One particular issue is the formulation and implementation of mass transfer in the multiphase flow models. Instead of assuming thermal equilibrium between the phases, we will test schemes based on non-equilibrium mass transfer models.
The PhD research fellowship is awarded for a total of 4 years, including 25 % teaching assistance at bachelor’s and master’s degree level.
Objective
The objective of the work is to explore different computational concepts for mass transfer in dynamic multiphase flow models.
Areas of application
There will be two particular application areas for the research tasks. The main area is the multiphase transport of oil and gas in wells and sub-sea pipelines, where mass transfer often is the cause for the transition from single phase to two phase flow. The other area is heat transfer equipment, with boiling and condensation, and a particular application is the heat transfer in concentrating solar energy collectors.
Links to other projects
The work will relate to our activities with oil companies on multiphase transport, see the link for further information http://www.ept.ntnu.no/multiphase
We also foresee experimental activity on heat/mass transfer in a project on solar energy, where thermal energy is collected in a concentrating parabola dish and transported to a high temperature storage unit. There is a need for modelling natural flows in boiling systems as well as in heat pipes. See the link for some information on the solar project, which is a collaboration with African universities: http://www.ept.ntnu.no/NUFUSolar
Candidate
The candidate must have a strong interest in computational methods and programming. Suitable background can be within computational physics, fluid mechanics, mechanical or chemical engineering. Applicants for PhD grants should have an MSc or similar degree within relevant engineering or technology areas, and must be qualified for a PhD study at NTNU.
Further information can be obtained by contacting Professor Ole Jørgen Nydal, email: ole.j.nydal@ntnu.no.
Conditions of appointment:
PhD students follow code 1017, grade 43 – 47, gross NOK 325 600 to NOK 348 900 per year (before tax). PhD students are normally remunerated at wage level 43. There will be a 2 % deduction to the Norwegian Public Service Pension Fund from gross salary.
Engagement as a PhD candidate is done in accordance with current appointment regulations with supplementary rules in force giving guidelines for scholarship appointments in universities and university colleges.

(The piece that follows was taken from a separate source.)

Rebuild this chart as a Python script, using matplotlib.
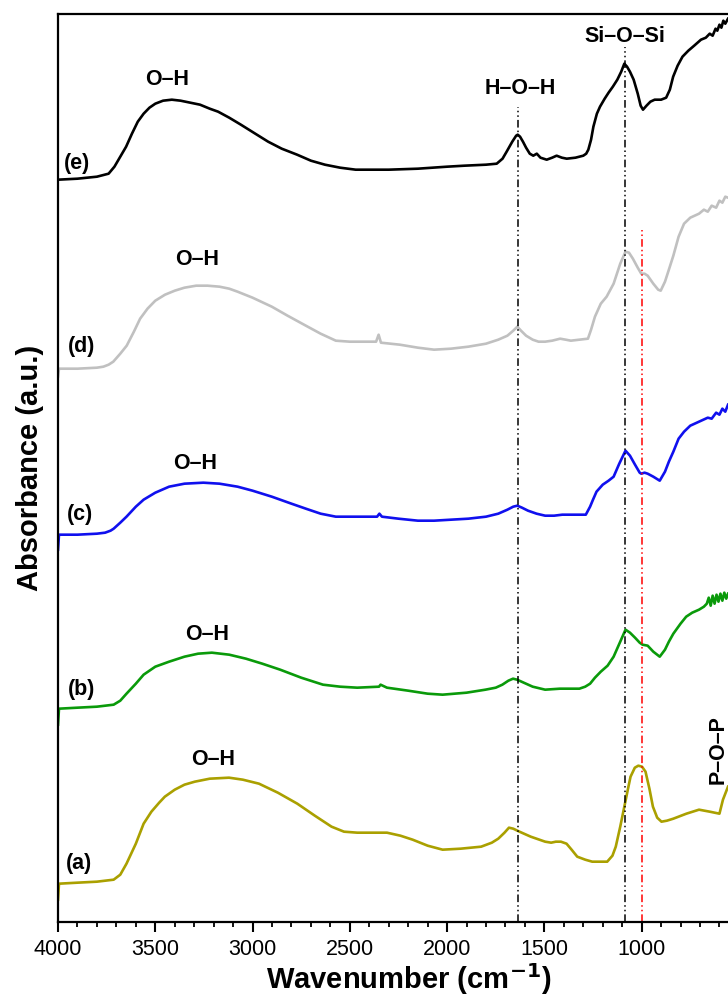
import matplotlib.pyplot as plt

plt.rcParams['font.family'] = ['Liberation Sans', 'DejaVu Sans']

# FTIR spectra, stacked with offsets (wavenumber in cm-1, absorbance in a.u.)
wn_e = [4000, 3900, 3800, 3740, 3710, 3680, 3650, 3620, 3590, 3560, 3530, 3500, 3460, 3415,
        3370, 3320, 3270, 3220, 3177, 3120, 3060, 2986, 2920, 2850, 2771, 2700, 2628, 2550,
        2470, 2389, 2300, 2150, 2000, 1911, 1800, 1745, 1715, 1694, 1665, 1645, 1637, 1625,
        1610, 1594, 1575, 1557, 1539, 1520, 1488, 1460, 1437, 1410, 1385, 1340, 1300, 1285,
        1274, 1260, 1248, 1230, 1214, 1190, 1170, 1148, 1125, 1105, 1089, 1075, 1060, 1041,
        1020, 1005, 993, 975, 955, 933, 900, 874, 855, 838, 815, 790, 760, 730, 695, 670,
        650, 635, 620, 611, 600, 590, 580, 570, 556]
abs_e = [7.42, 7.43, 7.45, 7.48, 7.55, 7.65, 7.75, 7.88, 8.00, 8.08, 8.14, 8.18, 8.21, 8.22,
         8.21, 8.19, 8.17, 8.13, 8.10, 8.04, 7.97, 7.88, 7.80, 7.73, 7.67, 7.61, 7.57, 7.54,
         7.52, 7.52, 7.52, 7.53, 7.55, 7.56, 7.57, 7.58, 7.63, 7.70, 7.80, 7.86, 7.87, 7.85,
         7.80, 7.74, 7.68, 7.66, 7.68, 7.64, 7.62, 7.64, 7.66, 7.64, 7.63, 7.64, 7.66, 7.68,
         7.72, 7.82, 7.95, 8.08, 8.15, 8.23, 8.29, 8.35, 8.42, 8.50, 8.58, 8.55, 8.50, 8.42,
         8.28, 8.16, 8.12, 8.16, 8.20, 8.22, 8.22, 8.24, 8.32, 8.45, 8.56, 8.65, 8.71, 8.76,
         8.82, 8.84, 8.88, 8.86, 8.93, 8.91, 8.97, 8.94, 9.01, 8.98, 9.03]

wn_d = [4000, 3995, 3900, 3800, 3767, 3740, 3716, 3680, 3647, 3610, 3578, 3540, 3500, 3450,
        3400, 3350, 3290, 3231, 3170, 3120, 3077, 3000, 2901, 2820, 2726, 2650, 2572, 2500,
        2418, 2365, 2352, 2340, 2243, 2150, 2067, 1980, 1891, 1800, 1737, 1690, 1660, 1639,
        1620, 1594, 1560, 1530, 1496, 1460, 1419, 1390, 1364, 1320, 1276, 1260, 1240, 1210,
        1180, 1144, 1110, 1083, 1065, 1045, 1020, 1002, 985, 969, 940, 915, 902, 880, 860,
        837, 810, 782, 750, 705, 680, 660, 640, 617, 600, 585, 570, 556]
abs_d = [5.45, 5.53, 5.53, 5.54, 5.55, 5.57, 5.60, 5.68, 5.76, 5.90, 6.03, 6.13, 6.21, 6.27,
         6.31, 6.34, 6.36, 6.36, 6.35, 6.33, 6.30, 6.24, 6.15, 6.06, 5.96, 5.88, 5.81, 5.80,
         5.80, 5.80, 5.87, 5.79, 5.77, 5.74, 5.72, 5.73, 5.75, 5.78, 5.82, 5.86, 5.91, 5.95,
         5.91, 5.86, 5.82, 5.80, 5.80, 5.81, 5.83, 5.82, 5.81, 5.82, 5.83, 5.92, 6.05, 6.18,
         6.25, 6.38, 6.58, 6.70, 6.69, 6.63, 6.54, 6.48, 6.48, 6.46, 6.38, 6.32, 6.31, 6.40,
         6.52, 6.66, 6.85, 6.98, 7.04, 7.08, 7.12, 7.10, 7.16, 7.14, 7.21, 7.19, 7.25, 7.24]

wn_c = [4000, 3995, 3900, 3800, 3758, 3730, 3714, 3680, 3648, 3600, 3560, 3500, 3429, 3350,
        3253, 3170, 3077, 3000, 2901, 2800, 2726, 2650, 2572, 2500, 2418, 2360, 2348, 2335,
        2250, 2150, 2067, 1980, 1891, 1800, 1737, 1690, 1660, 1639, 1615, 1584, 1540, 1496,
        1450, 1408, 1350, 1287, 1265, 1250, 1232, 1200, 1170, 1144, 1115, 1083, 1060, 1034,
        1010, 1002, 985, 969, 940, 907, 880, 860, 837, 810, 782, 750, 705, 660, 640, 617, 600,
        585, 570, 556]
abs_c = [3.72, 3.87, 3.87, 3.88, 3.89, 3.91, 3.93, 3.99, 4.05, 4.15, 4.22, 4.29, 4.35, 4.38,
         4.39, 4.38, 4.35, 4.31, 4.25, 4.18, 4.13, 4.08, 4.05, 4.05, 4.05, 4.05, 4.08, 4.05,
         4.03, 4.01, 4.01, 4.02, 4.03, 4.05, 4.08, 4.12, 4.15, 4.16, 4.14, 4.11, 4.08, 4.06,
         4.06, 4.07, 4.07, 4.07, 4.15, 4.22, 4.30, 4.37, 4.41, 4.45, 4.58, 4.71, 4.66, 4.57,
         4.49, 4.48, 4.49, 4.48, 4.45, 4.41, 4.50, 4.60, 4.70, 4.83, 4.90, 4.96, 5.00, 5.04,
         5.03, 5.09, 5.07, 5.13, 5.10, 5.17]

wn_b = [4000, 3995, 3900, 3800, 3714, 3680, 3648, 3600, 3560, 3500, 3429, 3350, 3280, 3209,
        3120, 3034, 2950, 2858, 2750, 2638, 2550, 2462, 2350, 2342, 2309, 2200, 2100, 2023,
        1900, 1803, 1750, 1716, 1685, 1661, 1640, 1606, 1560, 1496, 1420, 1350, 1320, 1290,
        1265, 1240, 1210, 1175, 1144, 1110, 1083, 1060, 1034, 1010, 995, 969, 940, 907, 880,
        860, 837, 800, 771, 740, 705, 680, 665, 655, 645, 635, 625, 615, 605, 595, 585, 575,
        565, 556]
abs_b = [1.97, 2.13, 2.14, 2.15, 2.17, 2.21, 2.28, 2.38, 2.47, 2.55, 2.60, 2.65, 2.68, 2.69,
         2.67, 2.63, 2.58, 2.52, 2.44, 2.37, 2.35, 2.34, 2.35, 2.37, 2.34, 2.31, 2.28, 2.27,
         2.29, 2.32, 2.34, 2.37, 2.41, 2.43, 2.42, 2.39, 2.35, 2.32, 2.33, 2.33, 2.33, 2.35,
         2.38, 2.44, 2.50, 2.56, 2.65, 2.80, 2.92, 2.89, 2.84, 2.79, 2.77, 2.76, 2.70, 2.65,
         2.72, 2.80, 2.88, 2.98, 3.05, 3.09, 3.12, 3.15, 3.18, 3.24, 3.16, 3.26, 3.18, 3.27,
         3.20, 3.28, 3.21, 3.29, 3.23, 3.28]

wn_a = [4000, 3995, 3900, 3800, 3714, 3680, 3648, 3600, 3560, 3520, 3480, 3451, 3400, 3350,
        3297, 3220, 3121, 3050, 2967, 2870, 2770, 2680, 2594, 2530, 2462, 2380, 2309, 2240,
        2177, 2100, 2023, 1930, 1825, 1770, 1737, 1705, 1682, 1660, 1628, 1570, 1496, 1465,
        1441, 1415, 1386, 1360, 1331, 1290, 1254, 1210, 1177, 1150, 1133, 1110, 1089, 1070,
        1057, 1035, 1017, 998, 980, 960, 942, 920, 898, 870, 837, 770, 705, 650, 600, 582, 556]
abs_a = [0.22, 0.38, 0.39, 0.40, 0.42, 0.47, 0.58, 0.78, 0.98, 1.10, 1.19, 1.25, 1.32, 1.37,
         1.40, 1.43, 1.44, 1.42, 1.38, 1.29, 1.18, 1.06, 0.95, 0.90, 0.89, 0.89, 0.89, 0.86,
         0.82, 0.76, 0.72, 0.73, 0.75, 0.79, 0.83, 0.89, 0.94, 0.93, 0.90, 0.85, 0.80, 0.79,
         0.80, 0.80, 0.78, 0.72, 0.65, 0.62, 0.60, 0.60, 0.60, 0.66, 0.75, 0.95, 1.15, 1.33,
         1.45, 1.54, 1.56, 1.55, 1.50, 1.33, 1.15, 1.04, 1.00, 1.01, 1.03, 1.08, 1.12, 1.10,
         1.08, 1.22, 1.35]

spectra = [
    (wn_a, abs_a, '#aaa000', '(a)'),
    (wn_b, abs_b, '#0a9a0a', '(b)'),
    (wn_c, abs_c, '#1010ee', '(c)'),
    (wn_d, abs_d, '#c0c0c0', '(d)'),
    (wn_e, abs_e, 'black', '(e)'),
]
sample_label_pos = [(3890, 0.58), (3879, 2.32), (3889, 4.07), (3879, 5.75), (3904, 7.58)]
oh_label_pos = [(3205, 1.62), (3236, 2.87), (3293, 4.58), (3286, 6.62), (3440, 8.42)]

# band guide lines: (position, top, colour)
band_lines = [(1636, 8.15, 'black'), (1083, 8.75, 'black'), (1000, 6.92, 'red')]

fig = plt.figure(figsize=(7.28, 9.99), dpi=100)
ax = fig.add_axes([0.0797, 0.0774, 0.962, 0.9086])

for (wn, ab, col, lab), lp, op in zip(spectra, sample_label_pos, oh_label_pos):
    ax.plot(wn, ab, color=col, lw=1.9)
    ax.text(lp[0], lp[1], lab, fontsize=15.5, fontweight='bold', ha='center', va='center')
    ax.text(op[0], op[1], 'O–H', fontsize=15.5, fontweight='bold', ha='center', va='center')

for pos, top, col in band_lines:
    ax.plot([pos, pos], [0, top], color=col, lw=1.1, dashes=(5, 2, 1, 2, 1, 2))

ax.text(1625, 8.33, 'H–O–H', fontsize=15.5, fontweight='bold', ha='center', va='center')
ax.text(1085, 8.85, 'Si–O–Si', fontsize=15.5, fontweight='bold', ha='center', va='center')
ax.text(606, 1.72, 'P–O–P', fontsize=15.5, fontweight='bold', ha='center', va='center',
        rotation=90)

ax.set_xlim(4000, 400)
ax.set_ylim(0, 9.077)
ax.set_xticks([4000, 3500, 3000, 2500, 2000, 1500, 1000])
ax.set_xticks(range(4000, 399, -100), minor=True)
ax.set_yticks([])
ax.tick_params(axis='x', which='major', length=7.5, width=1.5, direction='out',
               labelsize=15.5, pad=5)
ax.tick_params(axis='x', which='minor', length=3.8, width=1.3, direction='out')
for sp in ax.spines.values():
    sp.set_linewidth(1.6)

ax.set_xlabel('Wavenumber (cm$^{\\mathbf{-1}}$)', fontsize=21, fontweight='bold', labelpad=1)
ax.set_ylabel('Absorbance (a.u.)', fontsize=21, fontweight='bold', labelpad=10)

plt.savefig('out.png', dpi=100)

The goal of each of the announced positions is to obtain a PhD degree. Applicants are obliged to engage in an organized PhD training program, and appointment requires approval of the applicant’s plan for a PhD study within three months from the date of commencement. A contract of employment will be set up for the engagement period regulating the rights and duties of the PhD student.
The engagement is to be made in accordance with the regulations in force concerning State Employees and Civil Servants.
The positions adhere to the Norwegian Government’s policy of balanced ethnicity, age and gender. Persons with immigrant background and women are encouraged to apply.
The application must contain information of educational background and work experience. Copies of transcripts and reference letters should be enclosed.
An application inclusive CV, grade transcripts and
other enclosures should be sent electronically through
http://www.jobbnorge.no, ref.no. IVT-05/08. Preferably, we want the
attachments in one file. Application deadline: 1 March 2008.